We are free to choose our response in any situation,
but in doing so, we choose the attendant consequence. "When
we pick up one end of the stick, we pick up the other."
Undoubtedly, there have been times in each of
our lives when we have picked up what we later felt was the
wrong stick. Our choices have brought consequences we would
rather have lived without. If we had the choice to make over
again, we would make it differently. We call these choices
mistakes, and they are the second thing that merits our deeper
thought.
The proactive approach to a mistake is to acknowledge
it instantly, correct it, and learn from it. This literally
turns a failure into a success.
"Success," said IBM founder T. J.
Watson, "is on the far side of failure."
But not to acknowledge a mistake, not to correct
it and learn from it, is a mistake of a different order. It
usually puts a person on a self-deceiving, self-justifying
path, often involving rationalization (rational lies) to self
and to others. This second mistake, this cover-up, empowers
the first, giving it disproportionate importance, and causes
far deeper injury to self.
It is not what others do or even our own mistakes
that hurt us the most; it is our response to those things.

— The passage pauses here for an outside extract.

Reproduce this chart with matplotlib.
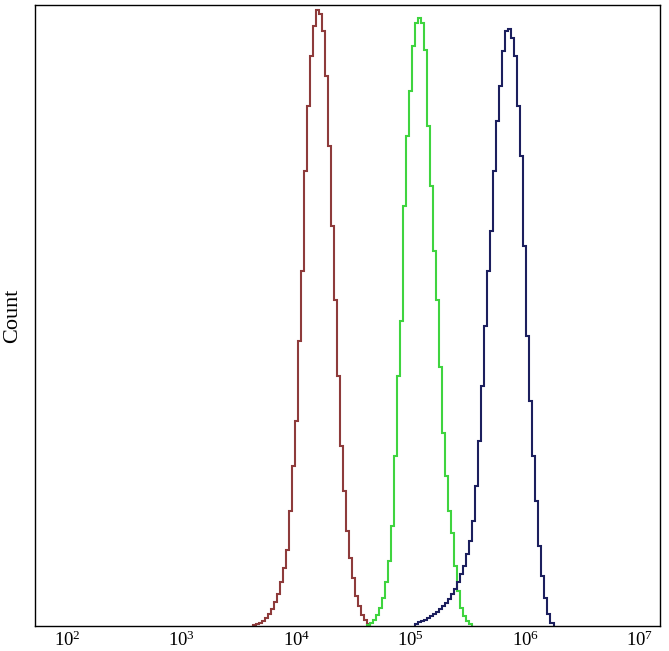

Making and Keeping Commitments
At the very heart of our Circle of Influence
is our ability to make and keep commitments and promises.
The commitments we make to ourselves and to others, and our
integrity to those commitments, is the essence and clearest
manifestation of our pro-activity.
It is also the essence of our growth. Through
our human endowments of self-awareness and conscience, we
become conscious of areas of weakness, areas for improvement,
areas of talent that could be developed, areas that need to
be changed or eliminated from our lives. Then, as we recognize
and use our imagination and independent will to act on that
awareness -- making promises, setting goals, and being true
to them -- we build the strength of character, the being that
makes possible every other positive thing in our lives.